Il primo problema del nuovo meccanismo — siamo alla terza tornata Asn, già rivista e allungata, e la ministra Fedeli annuncia nuove revisioni — si è osservato con le riviste scelte dall’Agenzia di valutazione Anvur. Nel bouquet dei periodici che facevano punteggio c’erano Suinicoltura eStalle da latte, Yacht capital e La vita cattolica di Udine. Poi ci si è accorti che spesso il presidente straniero, affaccendato e lontano, non si presentava. Un prof di Valencia, per dire, non leggeva né parlava l’italiano: non poteva giudicare nessuno.

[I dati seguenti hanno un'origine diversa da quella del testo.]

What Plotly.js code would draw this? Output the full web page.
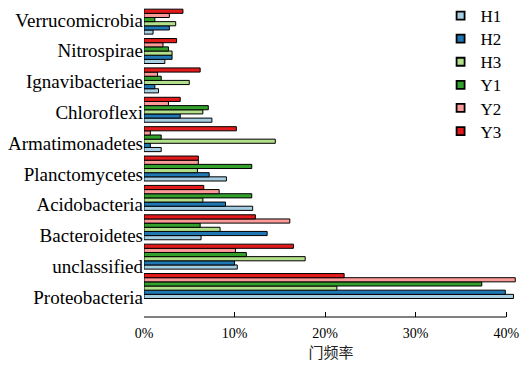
<!DOCTYPE html>
<html>
<head>
<meta charset="utf-8">
<script src="https://cdn.plot.ly/plotly-3.0.1.min.js"></script>
<style>html,body{margin:0;padding:0;background:#fff;}#chart{width:525px;height:374px;}</style>
</head>
<body>
<div id="chart"></div>
<script>
const categories = ['Proteobacteria','unclassified','Bacteroidetes','Acidobacteria','Planctomycetes','Armatimonadetes','Chloroflexi','Ignavibacteriae','Nitrospirae','Verrucomicrobia'];
const seriesNames = ['H1','H2','H3','Y1','Y2','Y3'];
const H1 = [40.8, 10.3, 6.3, 12.0, 9.1, 1.9, 7.5, 1.6, 2.3, 1.0];
const H2 = [39.9, 10.0, 13.6, 9.0, 7.2, 0.7, 4.0, 1.2, 3.1, 2.8];
const H3 = [21.3, 17.8, 8.4, 6.5, 5.9, 14.5, 6.5, 5.0, 3.1, 3.5];
const Y1 = [37.3, 11.3, 6.2, 11.9, 11.9, 1.9, 7.1, 1.9, 2.7, 1.2];
const Y2 = [41.0, 10.1, 16.1, 8.3, 6.0, 0.7, 2.7, 1.5, 2.1, 2.8];
const Y3 = [22.1, 16.5, 12.3, 6.6, 6.0, 10.2, 4.0, 6.2, 3.6, 4.3];
const xTicks = [0, 10, 20, 30, 40];
const xTickText = ['0%', '10%', '20%', '30%', '40%'];

const seriesValues = [H1, H2, H3, Y1, Y2, Y3];
const colors = ['#a6cee3', '#1f78b4', '#b2df8a', '#33a02c', '#fb9a99', '#e31a1c'];

const traces = seriesNames.map((name, i) => ({
  type: 'bar',
  orientation: 'h',
  name: name,
  x: seriesValues[i],
  y: categories,
  xaxis: 'x',
  yaxis: 'y',
  marker: {color: colors[i], line: {color: '#000', width: 1}},
  hoverinfo: 'x+name'
}));
// invisible trace that carries the category labels on the second y axis
traces.push({
  type: 'scatter', mode: 'markers',
  x: categories.map(() => 0), y: categories,
  xaxis: 'x', yaxis: 'y2', marker: {opacity: 0}, showlegend: false, hoverinfo: 'skip'
});

const serif = 'Liberation Serif';
const layout = {
  width: 525, height: 374,
  font: {family: serif, color: '#000', size: 14},
  margin: {l: 144, r: 7, t: 5, b: 57},
  paper_bgcolor: '#fff', plot_bgcolor: '#fff',
  barmode: 'group', bargap: 0.15, bargroupgap: 0,
  showlegend: true,
  legend: {x: 0.793, y: 1, xanchor: 'left', yanchor: 'top', font: {family: serif, size: 17, color: '#000'}, bgcolor: 'rgba(0,0,0,0)', traceorder: 'normal'},
  xaxis: {
    type: 'linear',
    range: [0, 41.3], tickmode: 'array', tickvals: xTicks, ticktext: xTickText,
    ticks: 'inside', ticklen: 5, tickcolor: '#000', tickwidth: 1,
    showline: false, showgrid: false, zeroline: false,
    tickfont: {family: serif, size: 14, color: '#000'},
    ticklabelstandoff: 6,
    title: {text: '门频率', font: {family: 'Noto Sans CJK SC', size: 15, color: '#222'}, standoff: 4}
  },
  yaxis: {
    type: 'category', categoryorder: 'array', categoryarray: categories,
    range: [-1.055, 9.567], showticklabels: false, ticks: '',
    showline: false, showgrid: false, zeroline: false
  },
  yaxis2: {
    type: 'category', categoryorder: 'array', categoryarray: categories,
    overlaying: 'y', side: 'left',
    range: [-0.65, 9.487], ticks: '',
    showline: false, showgrid: false, zeroline: false,
    tickfont: {family: serif, size: 19, color: '#000'}
  },
  shapes: [{type: 'line', xref: 'x', yref: 'paper', x0: 0, x1: 40, y0: 0, y1: 0, line: {color: '#000', width: 1}}]
};
Plotly.newPlot('chart', traces, layout, {displayModeBar: false, staticPlot: true}).then(() => {
  document.querySelectorAll('.legend .legendpoints path').forEach(p => {
    p.setAttribute('d', 'M4,4H-4V-4H4Z');
    p.style.strokeWidth = '1.8px';
  });
  // tighten legend row spacing to match the reference
  const items = document.querySelectorAll('.legend .traces');
  let y0 = null;
  items.forEach((g, i) => {
    const m = /translate\(([-\d.]+)[ ,]+([-\d.]+)\)/.exec(g.getAttribute('transform') || '');
    if (!m) return;
    if (y0 === null) y0 = parseFloat(m[2]);
    g.setAttribute('transform', 'translate(' + m[1] + ',' + (y0 + i * 23.1) + ')');
  });
  // nudge the whole legend up a little
  const leg = document.querySelector('.legend');
  if (leg) {
    const m = /translate\(([-\d.]+)[ ,]+([-\d.]+)\)/.exec(leg.getAttribute('transform') || '');
    if (m) leg.setAttribute('transform', 'translate(' + m[1] + ',' + (parseFloat(m[2]) - 7) + ')');
  }
});
</script>
</body>
</html>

La classe docente ha contribuito in proprio a trasformare le abilitazioni in un nuovo circo dell’inganno. Nella prima tornata tre insigni medievisti hanno artefatto i curriculum per poter diventare commissari e giudicare 900 candidati. Il presidente, docente a Cagliari, aveva inserito testi sui migranti sardi del Novecento e sugli indiani Anasazi: difficile dimostrarne l’attinenza con la storia medievale. Il collega di Parma, responsabile di collana per una piccola casa editrice, si era attribuito la curatela di monografie altrui. L’abilitazione di Storia dell’arte, denunciarono in trenta, si trasformò «in un concorsone per premiare accoliti e amici degli amici». I commissari avevano promosso coloro con i quali avevano collaborato o avevano pubblicato nelle riviste da loro dirette o grazie a fondi da loro veicolati. In quella disciplina un candidato superò l’esame anche se prese tre giudizi negativi su cinque. Un altro presentò 22 contributi e glie ne conteggiarono 25,71. In un giudizio nella disciplina Storia del cristianesimo si è letto: «La commissione si riserva di abilitare anche chi non soddisfi i criteri». Facciamo come ci pare, alla vecchia maniera. Erano gli stessi arbitri che avevano valutato i curricula di ogni aspirante in un minuto e mezzo e messo a verbale un giudizio ogni 27 secondi. Sì, i giudici riuscirono ad attribuire a un candidato una monografia sulla peste che non esisteva e definirono «collaboratore » di un secondo candidato uno studioso defunto il 3 marzo 1900.